Klaus Kufeld (unten rechts) und Diskutanten (Foto: Pressetext)
Klaus Kufeld (unten rechts) und Diskutanten (Foto: Pressetext)

Vorrang für Inlandsreisen
Für die Touristikbranche bringt das Coronavirus vor allem ökonomische Veränderungen. Laut Roland Sint, Geschäftsführer von Wörthersee Tourismus, bedeutet das Jahr 2020 einen “Totalausfall”, der die Existenz vieler Unternehmen bedroht. Doch auch für die Reisebranche sei die Pandemie eine mögliche Chance, denn die generelle Reiselust der Menschen sei dadurch kaum getrübt worden.

Reisen im Inland wird laut Sint künftig möglicherweise einen Siegeszug feiern: “Wir werden zum Beispiel heuer viel mehr Gäste bei uns am See haben, die in den Jahren zuvor nur zum Meer auf Badeurlaub gefahren sind. Das ist ein Geschenk. Wenn es uns gelingt, diese Menschen von der dauerhaften Qualität eines Urlaubs an einem Süßwassergewässer zu überzeugen, kommen sie vielleicht auch später wieder hierher.”

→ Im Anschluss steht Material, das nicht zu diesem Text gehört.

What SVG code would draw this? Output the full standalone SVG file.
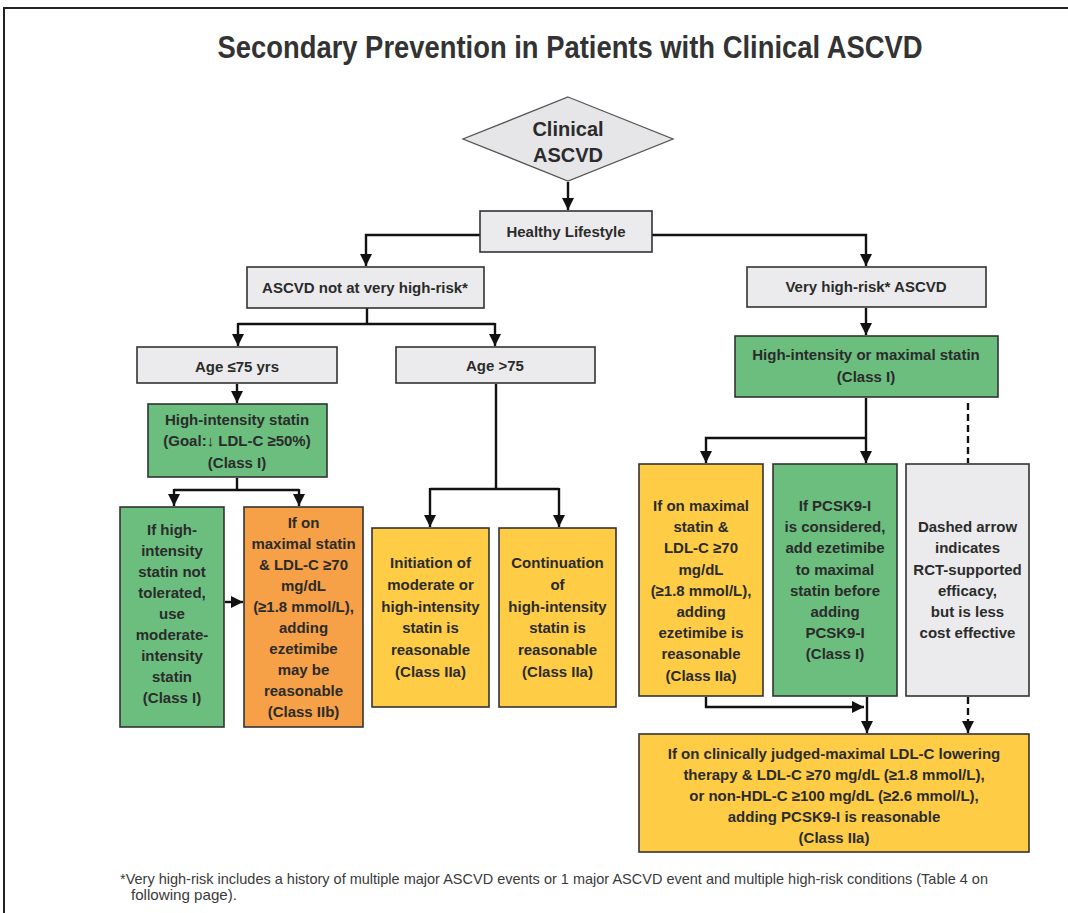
<svg xmlns="http://www.w3.org/2000/svg" width="1068" height="913" viewBox="0 0 1068 913">
<style>
.bx{stroke:#333;stroke-width:1.6}
.gray{fill:#EBEBED}
.green{fill:#6BBE7E}
.yellow{fill:#FFCD45}
.orange{fill:#F6A047}
.t{font-family:"Liberation Sans",Arial,sans-serif;font-weight:bold;font-size:15px;fill:#2b2b2b;text-anchor:middle}
.c{fill:none;stroke:#111;stroke-width:2.4}
.d{fill:none;stroke:#111;stroke-width:2.4;stroke-dasharray:7,4}
.ft{font-family:"Liberation Sans Narrow","Liberation Sans",Arial,sans-serif;font-size:15px;fill:#3a3a3a}
</style>
<defs>
<marker id="ah" viewBox="0 0 10 10" refX="10" refY="5" markerWidth="12" markerHeight="12" markerUnits="userSpaceOnUse" orient="auto"><path d="M0,0 L10,5 L0,10 z" fill="#111"/></marker>
</defs>
<rect x="0" y="0" width="1068" height="913" fill="#fff"/>
<path d="M4,913 V8 H1068" fill="none" stroke="#222" stroke-width="2"/>
<text x="570" y="58" font-family="'Liberation Sans Narrow','Liberation Sans',Arial,sans-serif" font-weight="bold" font-size="32" fill="#333" text-anchor="middle" textLength="705" lengthAdjust="spacingAndGlyphs">Secondary Prevention in Patients with Clinical ASCVD</text>

<g id="connectors">
<path class="c" d="M568,182 V210" marker-end="url(#ah)"/>
<path class="c" d="M480,235 H366 V266" marker-end="url(#ah)"/>
<path class="c" d="M652,235 H866 V266" marker-end="url(#ah)"/>
<path class="c" d="M367,308 V324"/>
<path class="c" d="M238,324 H495"/>
<path class="c" d="M238,323 V346" marker-end="url(#ah)"/>
<path class="c" d="M495,323 V346" marker-end="url(#ah)"/>
<path class="c" d="M237,384 V403" marker-end="url(#ah)"/>
<path class="c" d="M237,478 V490"/>
<path class="c" d="M174,490 H299"/>
<path class="c" d="M174,489 V506" marker-end="url(#ah)"/>
<path class="c" d="M299,489 V506" marker-end="url(#ah)"/>
<path class="c" d="M225,602 H243" marker-end="url(#ah)"/>
<path class="c" d="M496,384 V489"/>
<path class="c" d="M430,489 H559"/>
<path class="c" d="M430,488 V527" marker-end="url(#ah)"/>
<path class="c" d="M559,488 V527" marker-end="url(#ah)"/>
<path class="c" d="M866,308 V335" marker-end="url(#ah)"/>
<path class="c" d="M866,398 V463" marker-end="url(#ah)"/>
<path class="c" d="M866,438 H706 V463" marker-end="url(#ah)"/>
<path class="d" d="M968,403 V463"/>
<path class="c" d="M706,697 V707 H864" marker-end="url(#ah)"/>
<path class="c" d="M867,697 V733" marker-end="url(#ah)"/>
<path class="d" d="M968,697 V733" marker-end="url(#ah)"/>
</g>

<g id="clinical-ascvd">
<polygon points="568,97 673,139 568,181 463,139" fill="#E6E6E8" stroke="#555" stroke-width="1.3"/>
<text class="t" x="568" y="136" style="font-size:20px">Clinical</text>
<text class="t" x="568" y="162" style="font-size:20px">ASCVD</text>
</g>

<g id="healthy-lifestyle">
<rect class="bx gray" x="480" y="211" width="172" height="41"/>
<text class="t" x="566" y="237">Healthy Lifestyle</text>
</g>

<g id="not-very-high-risk">
<rect class="bx gray" x="247" y="267" width="237" height="41"/>
<text class="t" x="365" y="293">ASCVD not at very high-risk*</text>
</g>

<g id="very-high-risk">
<rect class="bx gray" x="747" y="267" width="239" height="40"/>
<text class="t" x="866" y="292">Very high-risk* ASCVD</text>
</g>

<g id="age-le-75">
<rect class="bx gray" x="137" y="347" width="200" height="36"/>
<text class="t" x="237" y="372">Age ≤75 yrs</text>
</g>

<g id="age-gt-75">
<rect class="bx gray" x="396" y="347" width="199" height="36"/>
<text class="t" x="495" y="371">Age &gt;75</text>
</g>

<g id="high-intensity-statin">
<rect class="bx green" x="148" y="404" width="179" height="73"/>
<text class="t" x="237" y="425">High-intensity statin</text>
<text class="t" x="237" y="446">(Goal:↓ LDL-C ≥50%)</text>
<text class="t" x="237" y="468">(Class I)</text>
</g>

<g id="max-statin">
<rect class="bx green" x="735" y="336" width="263" height="61"/>
<text class="t" x="866" y="360">High-intensity or maximal statin</text>
<text class="t" x="866" y="382">(Class I)</text>
</g>

<g id="not-tolerated">
<rect class="bx green" x="120" y="507" width="104" height="220"/>
<text class="t" x="172" y="535">If high-</text>
<text class="t" x="172" y="556">intensity</text>
<text class="t" x="172" y="577">statin not</text>
<text class="t" x="172" y="598">tolerated,</text>
<text class="t" x="172" y="619">use</text>
<text class="t" x="172" y="640">moderate-</text>
<text class="t" x="172" y="661">intensity</text>
<text class="t" x="172" y="682">statin</text>
<text class="t" x="172" y="703">(Class I)</text>
</g>

<g id="ezetimibe-iib">
<rect class="bx orange" x="244" y="507" width="119" height="220"/>
<text class="t" x="303.5" y="528">If on</text>
<text class="t" x="303.5" y="549">maximal statin</text>
<text class="t" x="303.5" y="570">&amp; LDL-C ≥70</text>
<text class="t" x="303.5" y="591">mg/dL</text>
<text class="t" x="303.5" y="612">(≥1.8 mmol/L),</text>
<text class="t" x="303.5" y="633">adding</text>
<text class="t" x="303.5" y="654">ezetimibe</text>
<text class="t" x="303.5" y="675">may be</text>
<text class="t" x="303.5" y="696">reasonable</text>
<text class="t" x="303.5" y="717">(Class IIb)</text>
</g>

<g id="initiation">
<rect class="bx yellow" x="372" y="528" width="117" height="179"/>
<text class="t" x="430.5" y="568">Initiation of</text>
<text class="t" x="430.5" y="590">moderate or</text>
<text class="t" x="430.5" y="612">high-intensity</text>
<text class="t" x="430.5" y="633">statin is</text>
<text class="t" x="430.5" y="655">reasonable</text>
<text class="t" x="430.5" y="677">(Class IIa)</text>
</g>

<g id="continuation">
<rect class="bx yellow" x="499" y="528" width="117" height="179"/>
<text class="t" x="557.5" y="568">Continuation</text>
<text class="t" x="557.5" y="590">of</text>
<text class="t" x="557.5" y="612">high-intensity</text>
<text class="t" x="557.5" y="633">statin is</text>
<text class="t" x="557.5" y="655">reasonable</text>
<text class="t" x="557.5" y="677">(Class IIa)</text>
</g>

<g id="ezetimibe-iia">
<rect class="bx yellow" x="639" y="464" width="124" height="232"/>
<text class="t" x="701" y="511">If on maximal</text>
<text class="t" x="701" y="532">statin &amp;</text>
<text class="t" x="701" y="553">LDL-C ≥70</text>
<text class="t" x="701" y="575">mg/dL</text>
<text class="t" x="701" y="596">(≥1.8 mmol/L),</text>
<text class="t" x="701" y="617">adding</text>
<text class="t" x="701" y="638">ezetimibe is</text>
<text class="t" x="701" y="659">reasonable</text>
<text class="t" x="701" y="681">(Class IIa)</text>
</g>

<g id="pcsk9-considered">
<rect class="bx green" x="773" y="464" width="124" height="232"/>
<text class="t" x="835" y="511">If PCSK9-I</text>
<text class="t" x="835" y="532">is considered,</text>
<text class="t" x="835" y="553">add ezetimibe</text>
<text class="t" x="835" y="575">to maximal</text>
<text class="t" x="835" y="596">statin before</text>
<text class="t" x="835" y="617">adding</text>
<text class="t" x="835" y="638">PCSK9-I</text>
<text class="t" x="835" y="659">(Class I)</text>
</g>

<g id="dashed-legend">
<rect class="bx gray" x="906" y="464" width="123" height="232"/>
<text class="t" x="967.5" y="532">Dashed arrow</text>
<text class="t" x="967.5" y="553">indicates</text>
<text class="t" x="967.5" y="575">RCT-supported</text>
<text class="t" x="967.5" y="596">efficacy,</text>
<text class="t" x="967.5" y="617">but is less</text>
<text class="t" x="967.5" y="638">cost effective</text>
</g>

<g id="pcsk9-reasonable">
<rect class="bx yellow" x="639" y="734" width="390" height="118"/>
<text class="t" x="834" y="759">If on clinically judged-maximal LDL-C lowering</text>
<text class="t" x="834" y="780">therapy &amp; LDL-C ≥70 mg/dL (≥1.8 mmol/L),</text>
<text class="t" x="834" y="801">or non-HDL-C ≥100 mg/dL (≥2.6 mmol/L),</text>
<text class="t" x="834" y="822">adding PCSK9-I is reasonable</text>
<text class="t" x="834" y="843">(Class IIa)</text>
</g>

<text class="ft" x="120" y="884" textLength="868" lengthAdjust="spacingAndGlyphs">*Very high-risk includes a history of multiple major ASCVD events or 1 major ASCVD event and multiple high-risk conditions (Table 4 on</text>
<text class="ft" x="131" y="900" textLength="106" lengthAdjust="spacingAndGlyphs">following page).</text>
</svg>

“Der Einkapselung entfliehen”
Auch Wolfgang Eixelsberger, Professor für Digital Business an der FH Kärnten, sieht das Coronavirus eher als Antrieb für eine neue Reisefreudigkeit der Menschen. Denn schließlich hätten viele von ihnen lange Zeit in den eigenen vier Wänden festgesessen. “Home-Office ist auf Dauer sehr langweilig. Der Drang rauszukommen, der Einkapselung zu entfliehen und die Welt zu sehen, könnte dadurch wieder deutlich verstärkt werden”, so seine Überlegung.

Auf Touristiker sieht der Wissenschaftler aber auch abseits von Corona große Herausforderungen zukommen – etwa im Bereich der Digitalisierung. “Als Reisender möchte man heute etwas Besonderes erleben. Zum Gesamtpaket an Erfahrungen gehört dabei mehr als eine schöne Natur und ein gutes Hotel. Hier spielen auch digitale Services wie Apps und andere Zusatzleistungen eine immer gewichtigere Rolle”, betonte Eixelsberger.